Accessibility and the graphics stack
Accessibility and the graphics stack
Posted Oct 23, 2014 8:23 UTC (Thu) by nim-nim (subscriber, #34454)Parent article: Accessibility and the graphics stack
1. the hardware key location (hardware or virtal hardware)
2. the symbol code this location is mapped to (unicode codes or application actions)
3. the language which is being inputed (language being actually a locale, the same language is not written the same way everywhere, the unicode/opentype rendering changes, the spellcheck dictionnary changes, you can not give safely symbols to apps without locale context)
4. the app localization (the locale used to render its UI) Actually this fourth is a fake, it should not matter a bit on the input side, but C locales confuse it with the rest so it participates in the problem today when it should not
To get accessibility and i18n working (and you need to do both simultaneously, every disabled person does not work in a single locale and every locale has both disabled and non disabled persons) your stack must work very hard to avoid confusing the four concepts.
So, while you may want to transmit both keyboard codes and keysyms to apps, it is a very dangerous thing to do. Because then app devs confuse both concepts and map keyboard locations to actions (many many games make this mistake, starting with the "console key" which is *not* a console key and is needed to input human languages in various parts of the world). They assume those locations are "free to use" because in *their* locale those locations do not map to symbols they care about. And then the app is not i18n-safe, switching to any i18n mapping that uses the same location for something important to this particular locale will break. A localized app must allow a different mapping for actions per locale, keys symbols available for action overriding are not the same in every locale.

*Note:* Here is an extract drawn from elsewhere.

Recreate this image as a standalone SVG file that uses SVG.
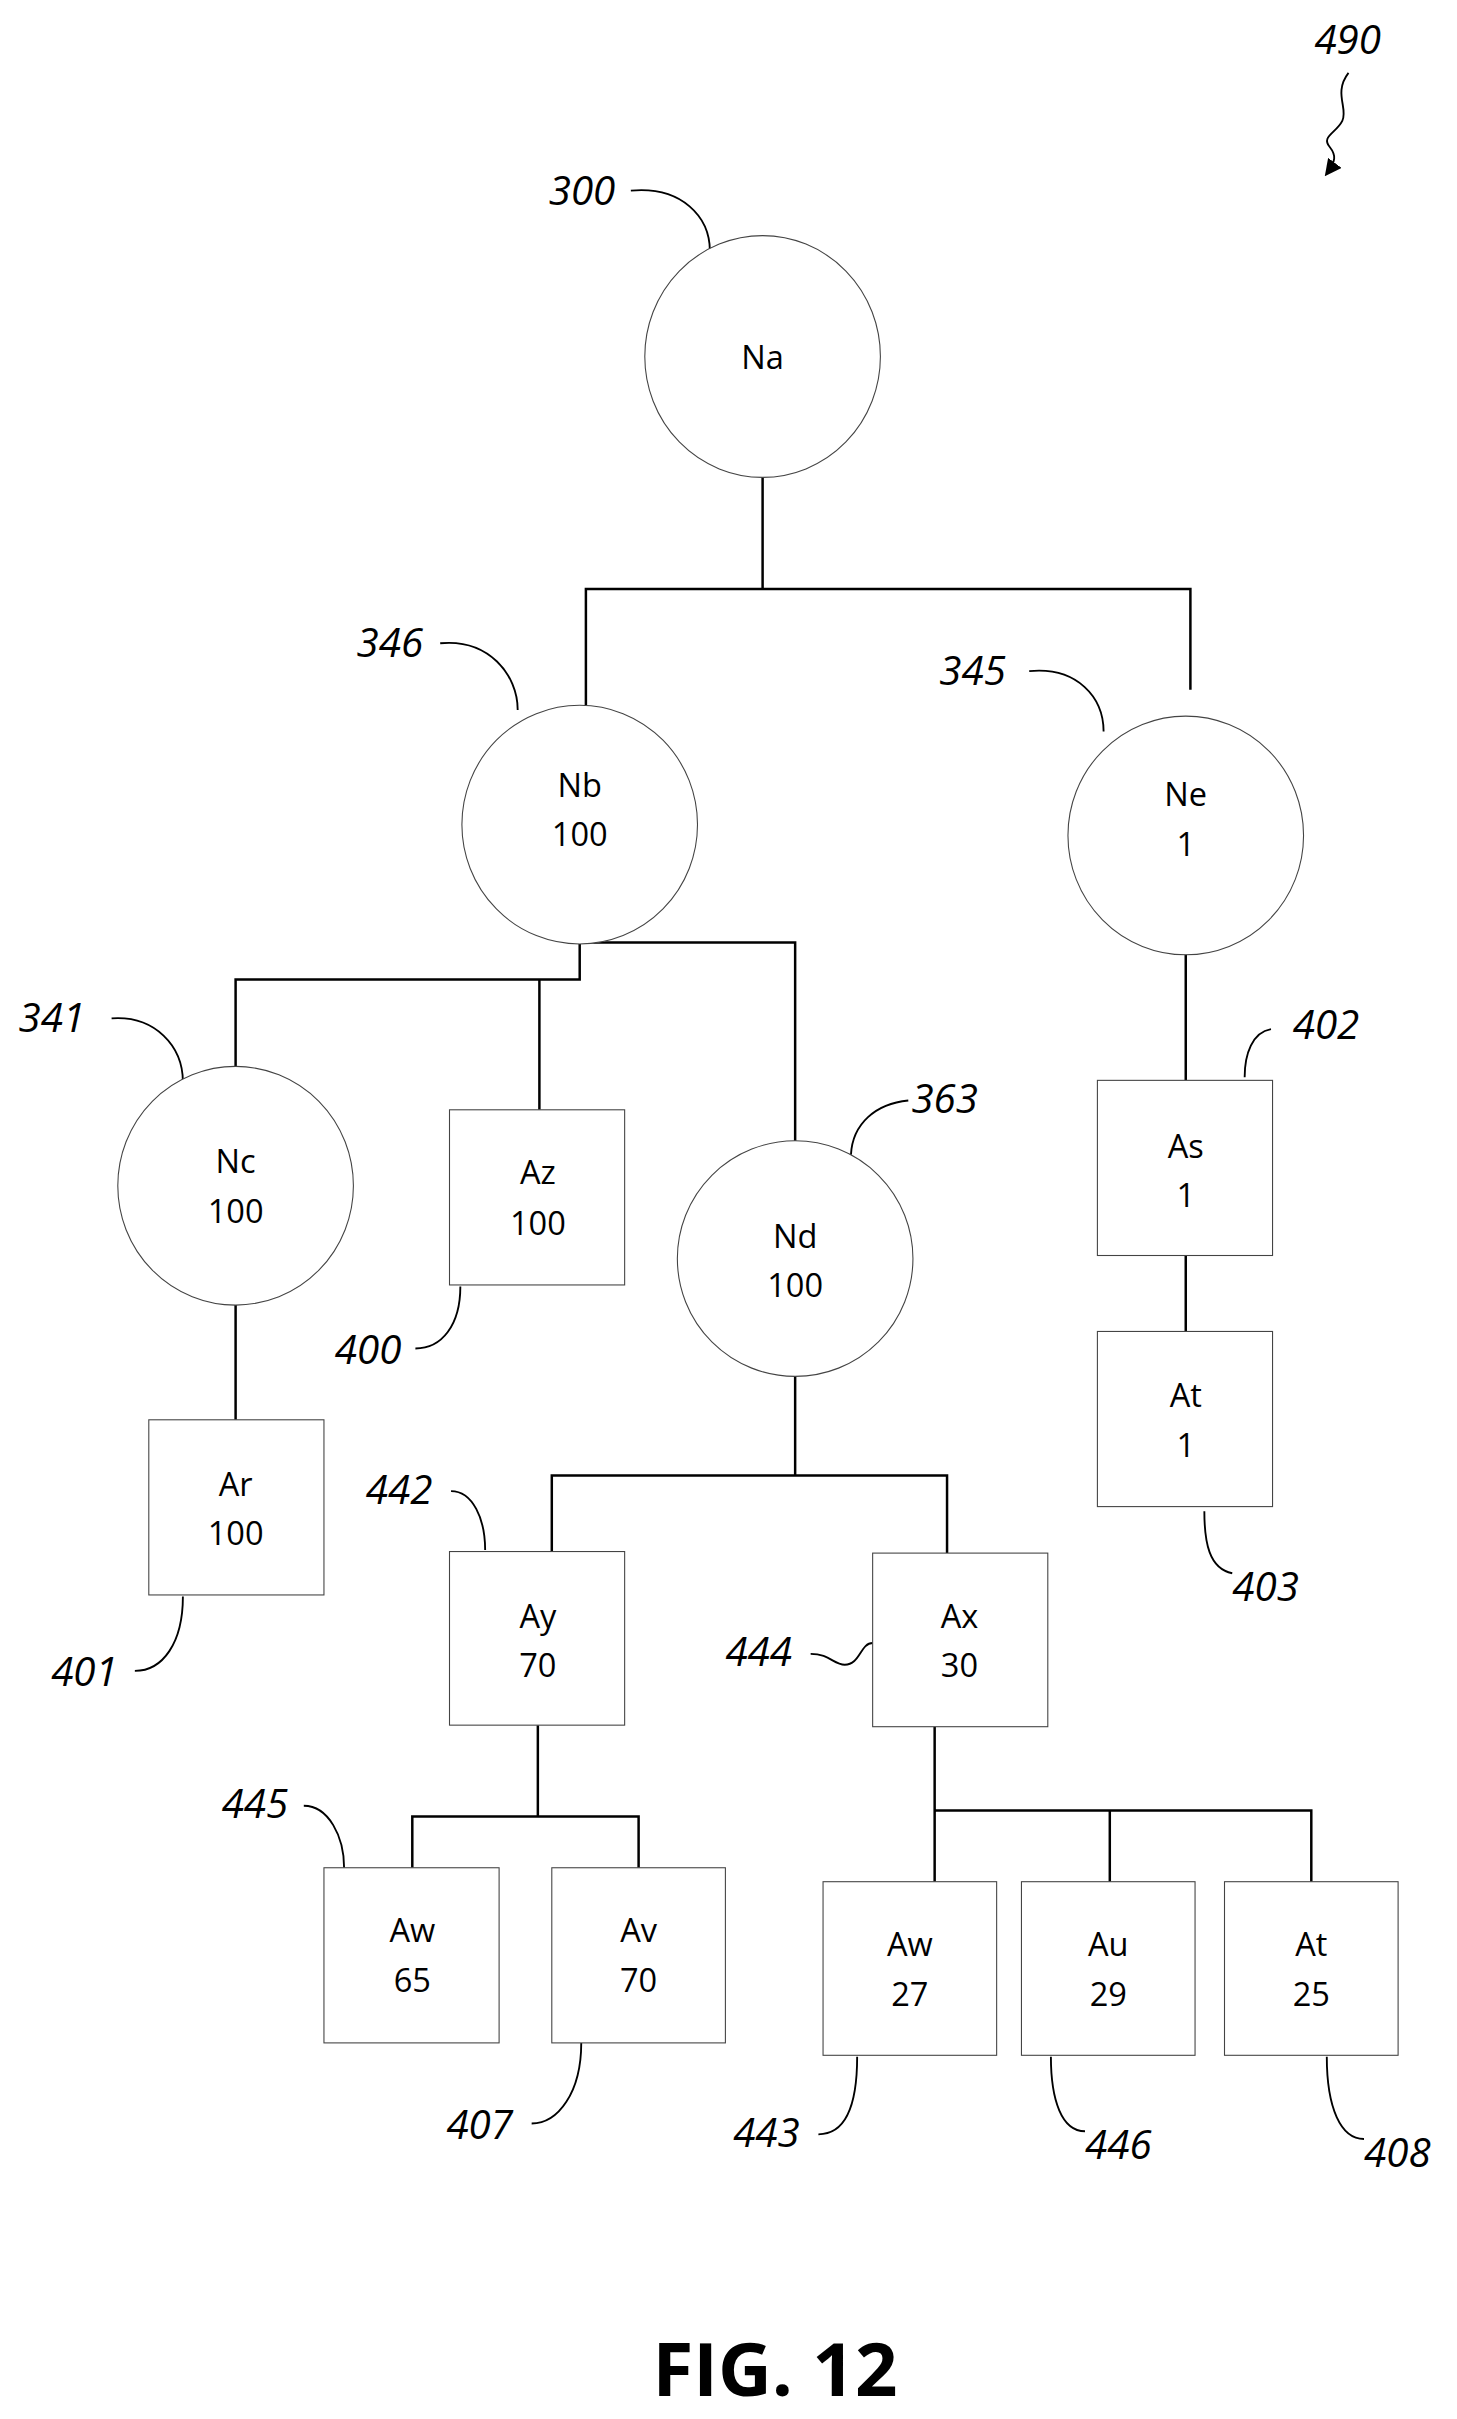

So by all means allow virtual keyboards to emit key locations, but this should never ever be exposed to anything but the component responsible from mapping those locations to symbols. Otherwise different parts of the app stack will fight for the ownership of the key locations, depending of which part wins things will break and users will be unhappy.
Likewise X (and IIRC wayland too) makes the mistake of confusing the input mapping with the language being inputed. They are not one and the same, it is common for the same symbol to be mapped to different locations depending on the layout the user uses (typically, azerty vs qwerty, so a and z move), but that does not mean the user of an azerty (French) layout wants a and q to be switched when he starts writing English text. As the article states "Belgian French, Canadian French, and French in France do not share the same symbol mappings". They are all used to input French. A Belgian braille user do not want his mapping to change just because he is contributing to a document in Canadian French (the dictionnaries are not exactly the same, you use the one of the target locale).
But there is no way to indicate apps the target language you are writing, so most of them infer it from the your input mappingĀ ! This is seriously broken compared to other OSes. And don't get me started on the common UI locale = text locale confusion (many people work in an English locale because they feel the UI localization sucks, but they are still writing text for non-English locale targets)
So while reusing x input concepts in wayland was a good idea to get started quickly, they really need a refresh unless wayland gets stuck with the same i18n and atk problems that plagued X for decades.